There was some well-documented fan backlash to your character on Sons of Anarchy. What was that like and do you foresee any of the same on Billions?
I’m not on social media, so I’m purposely not privy to a certain amount of the fan chatter. Although, I was certainly aware of it on Sons of Anarchy. But in terms of Wendy and Billions, so far I think that people are interested and excited by her. Sons of Anarchy really appealed to the tribal aspect of people’s natures so I found it kind of hilarious. [Co-star] Katey Sagal would go to these conventions where people ask you to sign pictures. And after Season Six, people were coming up to her with carving forks and asking her to sign them. And I just found that unbelievably funny. I didn’t take it very personally.
Between Billions and The Big Short and the success of Bernie Sanders, there seems to be a resurgence in pop culture of stories about the financial system. Why do you think that is?
I just think there’s a lot of increased scrutiny of the world, as there should be, in the fallout of 2008 and the financial collapse. So I think people are maybe recovered enough that they can listen to the stories in a fictional context. There is perhaps just enough distance that people are ready to take it in in these forms and digest it and think about it. And maybe be entertained along the way, maybe be provoked. But I think that the whole world is thinking about it. It’s on our minds so it makes sense that it’s in the culture.
Meanwhile, we have a brash billionaire leading the Republican race for president. Has working on this show given you any insight into what a President Trump would mean for the country?
I don’t think working on this show has refreshed or invigorated my opinions about it. I think he speaks for himself.
On the show, Damian’s character does give us this look into the mind of a billionaire, this rare, exotic breed. What is it about that character that you think is so compelling for people?
Well, I guess it does relate a little bit to the question of Donald Trump. I think somebody who has that much money assumes a certain amount of power in the world. And the waters part for him. [Bobby Axelrod] does exactly what he wants to do and meetings start when he shows up and he flies to Quebec to see Metallica because he can and he’s got his private jet. That kind of freedom is the thing that is so bizarre and interesting to watch. And I think one of the things that this show does well is show that he is constricted psychically and emotionally. So you have this duality of someone who seemingly has carte blanche and is suffering under the weight of his own mind and heart. Because at the end of the day he’s human. And even Donald Trump is a human being.

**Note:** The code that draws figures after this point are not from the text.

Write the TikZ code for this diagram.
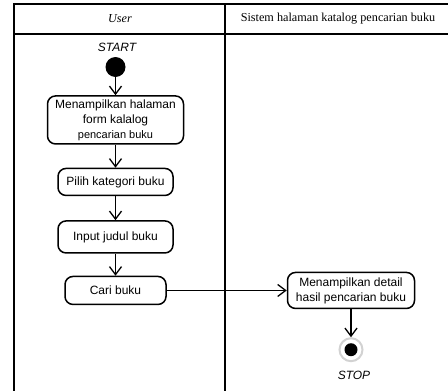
\documentclass[tikz,border=0pt]{standalone}
\usepackage{fontspec}
\setmainfont{Liberation Serif}
\setsansfont{Liberation Sans}
\usetikzlibrary{positioning,arrows.meta}

\tikzset{
  activity/.style={draw,line width=1.5pt,rounded corners=8pt,align=center,
    font=\sffamily\fontsize{12}{15}\selectfont,inner sep=2pt},
  flow/.style={line width=1.3pt,-{Straight Barb[length=8pt,width=12pt,line width=1.3pt]}},
  lane/.style={line width=1.8pt}
}

\begin{document}
\begin{tikzpicture}[x=1pt,y=-1pt]
		\useasboundingbox (0,0) rectangle (448,391);
		% swimlanes
		\draw [lane] (448,4)--(14,4)--(14,391);
		\draw [lane] (14,34)--(448,34);
		\draw [lane] (225,4)--(225,391);
		\node (usr) at (120,19) {\fontsize{12.2}{14}\selectfont\itshape User};
		\node (sys) at (338,19) {\fontsize{12.2}{14}\selectfont Sistem halaman katalog pencarian buku};
		% user lane
		\node [font=\sffamily\itshape\fontsize{12}{14}\selectfont] (startlbl) at (117,47) {START};
		\node [circle,fill=black,minimum size=20pt,inner sep=0pt] (start) at (115.5,67) {};
		\node [activity,minimum width=136pt,minimum height=48pt,below=18pt of start] (form) {Menampilkan halaman\\form kalalog\\{\fontsize{11}{13}\selectfont pencarian buku}};
		\node [activity,minimum width=115pt,minimum height=27pt,below=23pt of form] (kat) {Pilih kategori buku};
		\node [activity,minimum width=115pt,minimum height=32pt,below=24pt of kat] (judul) {Input judul buku};
		\node [activity,minimum width=101pt,minimum height=28pt,below=22pt of judul] (cari) {Cari buku};
		% system lane
		\node [activity,minimum width=127pt,minimum height=36pt,right=120pt of cari] (hasil) {Menampilkan detail\\hasil pencarian buku};
		\node [circle,draw=gray!35,line width=2pt,fill=white,minimum size=23pt,inner sep=0pt,below=28pt of hasil] (stop) {};
		\fill (stop.center) circle (6.5);
		\node [font=\sffamily\itshape\fontsize{12}{14}\selectfont,below=5pt of stop,xshift=3pt] (stoplbl) {STOP};
		% flows
		\draw [flow] (start)--(form);
		\draw [flow] (form)--(kat);
		\draw [flow] (kat)--(judul);
		\draw [flow] (judul)--(cari);
		\draw [flow] (cari)--(hasil);
		\draw [flow] (hasil)--(stop);
\end{tikzpicture}
\end{document}
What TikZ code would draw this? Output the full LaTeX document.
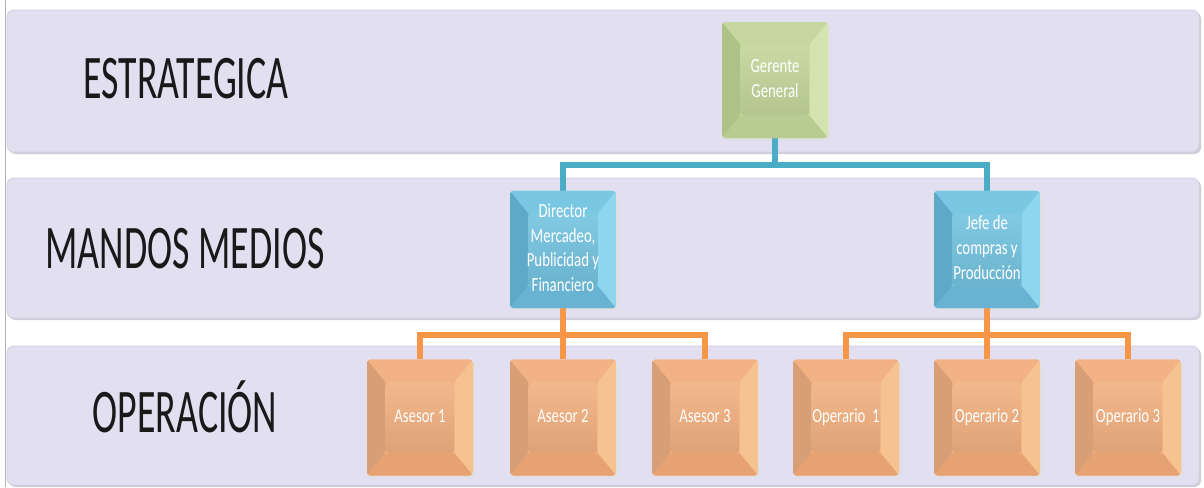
\documentclass[tikz,border=0pt]{standalone}
\usepackage{graphicx}
\usepackage{fontspec}
\setmainfont{Carlito}
\usetikzlibrary{calc}

\pgfdeclarelayer{bands}
\pgfdeclarelayer{links}
\pgfsetlayers{bands,links,main}

% band and connector colours
\definecolor{bandfill}{HTML}{E2DFF0}
\definecolor{bandline}{HTML}{D3D0E0}
\definecolor{bandshadow}{HTML}{CFCDD8}
\definecolor{tealline}{HTML}{4BACC6}
\definecolor{orangeline}{HTML}{F79646}

% bevel palettes: inner, left, top, right, bottom
\definecolor{gIn}{HTML}{C3D69B}\definecolor{gL}{HTML}{AEC287}\definecolor{gT}{HTML}{C6D8A0}
\definecolor{gR}{HTML}{D4E4B0}\definecolor{gB}{HTML}{B8CB90}
\definecolor{bIn}{HTML}{74C3E0}\definecolor{bL}{HTML}{5EA9C7}\definecolor{bT}{HTML}{7AC7E3}
\definecolor{bR}{HTML}{8ED5EE}\definecolor{bB}{HTML}{68B3D1}
\definecolor{oIn}{HTML}{F2B080}\definecolor{oL}{HTML}{D89E76}\definecolor{oT}{HTML}{F2B284}
\definecolor{oR}{HTML}{F6C290}\definecolor{oB}{HTML}{E6A272}

\newcommand{\boxtext}[1]{\scalebox{0.74}[1]{\begin{tabular}{@{}c@{}}#1\end{tabular}}}
\newcommand{\leveltext}[1]{\scalebox{0.61}[1]{#1}}

\tikzset{
  band/.style={fill=bandfill, draw=bandline, line width=0.6pt, rounded corners=5pt},
  bandshade/.style={fill=bandshadow, rounded corners=5pt},
  level/.style={anchor=base, font=\fontsize{46.5}{50}\selectfont, text=black!90},
  bevelbox/.style n args={5}{
    rectangle, rounded corners=2.5pt, inner sep=0pt,
    minimum width=79.5pt, minimum height=87pt,
    text=white, font=\fontsize{15}{18.5}\selectfont,
    path picture={
      \path (path picture bounding box.south west) coordinate (@sw)
            (path picture bounding box.north east) coordinate (@ne)
            (@sw|-@ne) coordinate (@nw)
            (@ne|-@sw) coordinate (@se)
            ($(@sw)+(14pt,17pt)$) coordinate (@isw)
            ($(@ne)+(-14pt,-17pt)$) coordinate (@ine)
            ($(@nw)+(14pt,-17pt)$) coordinate (@inw)
            ($(@se)+(-14pt,17pt)$) coordinate (@ise);
      \fill[#1] (@sw) rectangle (@ne);
      \fill[#2] (@sw) -- (@nw) -- (@inw) -- (@isw) -- cycle;
      \fill[#3] (@nw) -- (@ne) -- (@ine) -- (@inw) -- cycle;
      \fill[#4] (@ne) -- (@se) -- (@ise) -- (@ine) -- cycle;
      \fill[#5] (@se) -- (@sw) -- (@isw) -- (@ise) -- cycle;
      \shade[top color=#1!90!white, bottom color=#1!92!black] (@isw) rectangle (@ine);
    }},
  greenbox/.style={bevelbox={gIn}{gL}{gT}{gR}{gB}},
  bluebox/.style={bevelbox={bIn}{bL}{bT}{bR}{bB}},
  orangebox/.style={bevelbox={oIn}{oL}{oT}{oR}{oB}},
  boxshadow/.style={fill=black!12, rounded corners=3pt},
  tealconn/.style={draw=tealline, line width=3.8pt},
  orangeconn/.style={draw=orangeline, line width=5pt},
}

\begin{document}
\begin{tikzpicture}[x=0.75pt, y=-0.75pt]
  \useasboundingbox (0,0) rectangle (1204,487);

  \begin{pgfonlayer}{bands}
    \fill[white] (0,0) rectangle (1204,487);
    % left page rule
    \draw[black!30, line width=0.6pt] (5,0) -- (5,487);
    % level bands
    \fill[bandshade] (9,12) rectangle (1201,154);
    \draw[band] (7,10) rectangle (1199,152);
    \fill[bandshade] (9,180) rectangle (1201,320);
    \draw[band] (7,178) rectangle (1199,318);
    \fill[bandshade] (9,348) rectangle (1201,487);
    \draw[band] (7,346) rectangle (1199,485);
    % soft shadows under the boxes
    \foreach \cx/\cy in {775/80, 563/249.5, 987/249.5, 420/417.5, 563/417.5, 705/417.5, 846/417.5, 987/417.5, 1128/417.5}
      \fill[boxshadow] (\cx-52,\cy-56) rectangle (\cx+55,\cy+60);
  \end{pgfonlayer}

  % level names
  \node[level] (lvl1) at (186,98)  {\leveltext{ESTRATEGICA}};
  \node[level] (lvl2) at (185,268) {\leveltext{MANDOS MEDIOS}};
  \node[level] (lvl3) at (185,432) {\leveltext{OPERACIÓN}};

  % boxes
  \node[greenbox] (ger) at (775,80) {\boxtext{Gerente\\General}};
  \node[bluebox, minimum height=88pt] (dir) at (563,249.5) {\boxtext{Director\\Mercadeo,\\Publicidad y\\Financiero}};
  \node[bluebox, minimum height=88pt] (jefe) at (987,249.5) {\boxtext{Jefe de\\compras y\\Producción}};
  \node[orangebox] (a1) at (420,417.5) {\boxtext{Asesor 1}};
  \node[orangebox] (a2) at (563,417.5) {\boxtext{Asesor 2}};
  \node[orangebox] (a3) at (705,417.5) {\boxtext{Asesor 3}};
  \node[orangebox] (o1) at (846,417.5) {\boxtext{Operario~ 1}};
  \node[orangebox] (o2) at (987,417.5) {\boxtext{Operario 2}};
  \node[orangebox] (o3) at (1128,417.5) {\boxtext{Operario 3}};

  % bus junction points
  \coordinate (busA) at (775,165);
  \coordinate (busB) at (563,335);
  \coordinate (busC) at (987,335);

  % connectors, kept behind the boxes
  \begin{pgfonlayer}{links}
    \draw[tealconn] (ger.south) -- (busA);
    \draw[tealconn] (dir.north) |- (busA) -| (jefe.north);
    \draw[orangeconn] (dir.south) -- (a2.north);
    \draw[orangeconn] (a1.north) |- (busB) -| (a3.north);
    \draw[orangeconn] (jefe.south) -- (o2.north);
    \draw[orangeconn] (o1.north) |- (busC) -| (o3.north);
  \end{pgfonlayer}
\end{tikzpicture}
\end{document}
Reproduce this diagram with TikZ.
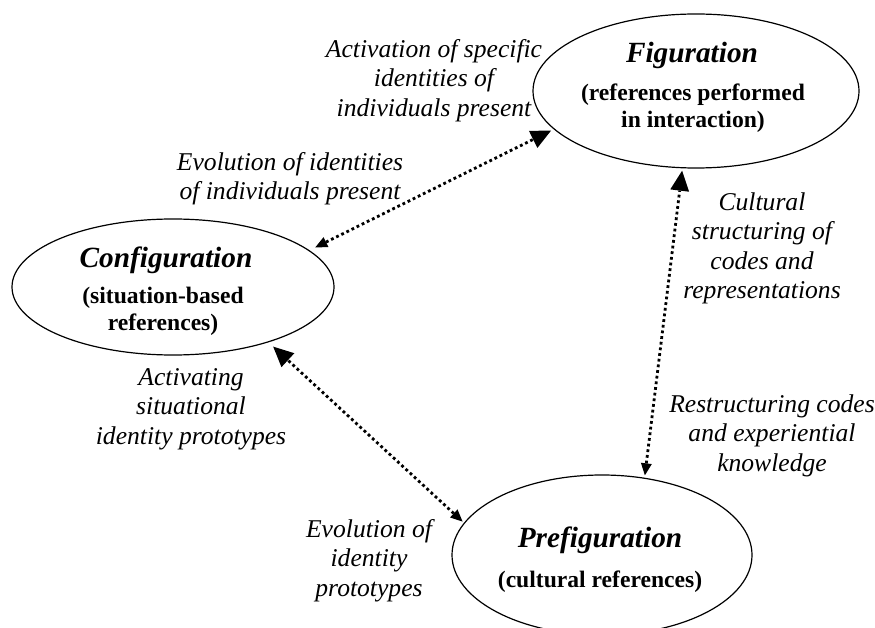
\documentclass[tikz,border=0pt]{standalone}
\usepackage{fontspec}
\setmainfont{Liberation Serif}
\usetikzlibrary{shapes.geometric,arrows.meta}
\tikzset{
  phase/.style={ellipse, draw, line width=1.2pt, inner sep=0pt, outer sep=0pt},
  lbl/.style={anchor=north, inner sep=0pt, align=center, font=\fontsize{25.6}{29.5}\selectfont\itshape},
  ttl/.style={anchor=base, inner sep=0pt, font=\fontsize{29.3}{33.7}\selectfont\bfseries\itshape},
  subt/.style={anchor=north, inner sep=0pt, align=center, font=\fontsize{23.6}{27}\selectfont\bfseries},
  link/.style={line width=2.8pt, dash pattern=on 2.8pt off 2.9pt,
    {Triangle[length=12pt,width=11pt,line width=0pt]}-{Triangle[length=20pt,width=19pt,line width=0pt]}}
}
\begin{document}
\begin{tikzpicture}[x=1pt,y=-1pt]
\fill[white] (0,0) rectangle (875,628);
\useasboundingbox (0,0) rectangle (875,628);
\clip (0,0) rectangle (875,628);
% ellipses
\node[phase, minimum width=326pt, minimum height=154pt] (fig) at (696,91) {};
\node[phase, minimum width=322pt, minimum height=136pt] (conf) at (173,287) {};
\node[phase, minimum width=300pt, minimum height=160pt] (pre) at (602,555) {};
% titles
\node[ttl] (figt) at (692,63) {Figuration};
\node[subt] (figs) at (693,81.1) {\strut(references performed\\in interaction)};
\node[ttl] (conft) at (166,268) {Configuration};
\node[subt] (confs) at (163,284.1) {\strut(situation-based\\references)};
\node[ttl] (pret) at (600,547) {Prefiguration};
\node[subt] (pres) at (600,568.1) {\strut(cultural references)};
% labels
\node[lbl] (l1) at (434,36.35) {\strut Activation of specific\\identities of\\individuals present};
\node[lbl] (l2) at (290,149.35) {\strut Evolution of identities\\of individuals present};
\node[lbl] (l3) at (762,189.35) {\strut Cultural\\structuring of\\codes and\\representations};
\node[lbl] (l4) at (191,364.35) {\strut Activating\\situational\\identity prototypes};
\node[lbl] (l5) at (772,391.35) {\strut Restructuring codes\\and experiential\\knowledge};
\node[lbl] (l6) at (369,516.35) {\strut Evolution of\\identity\\prototypes};
% connectors
\draw[link, shorten <=7pt, shorten >=3.5pt] (conf.15.9) -- (fig.195.5);
\draw[link, shorten <=3pt, shorten >=3pt] (pre.61.7) -- (fig.260.1);
\draw[link, shorten <=2.4pt, shorten >=7pt] (pre.167.6) -- (conf.330.4);
\end{tikzpicture}
\end{document}
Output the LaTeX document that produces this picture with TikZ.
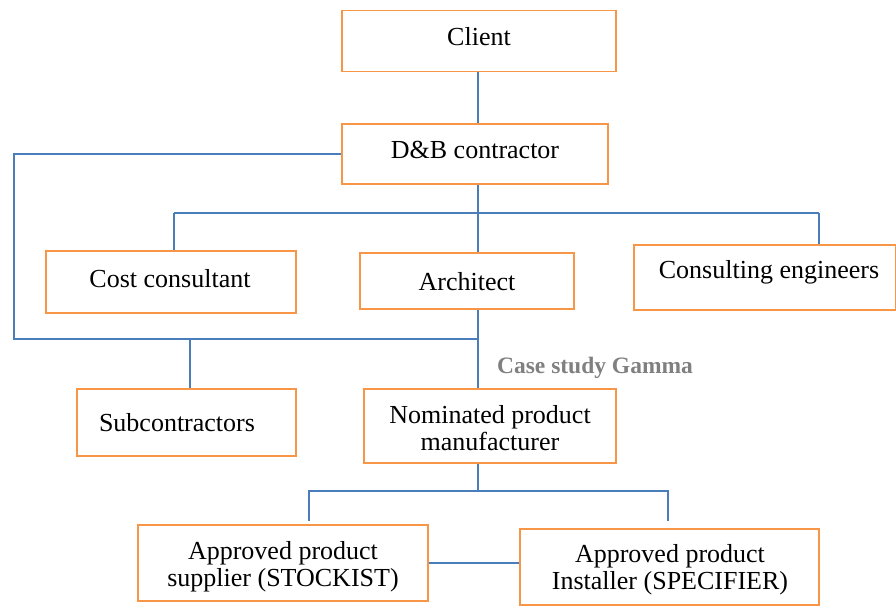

We’re just about approaching the halfway point of the first season. Anything you can tease about what’s to come?
There’s a climax halfway through the season and then there’s a kind of a reboot for the second half. And I think that structurally that’s really interesting. You only ever see Chuck and Axe meet a few times. And I think the creators have done a brilliant job spacing that out and letting the audience wait for it and build up to it. So I think one thing you can expect is that there will one or two more incredibly exciting encounters between those two actors.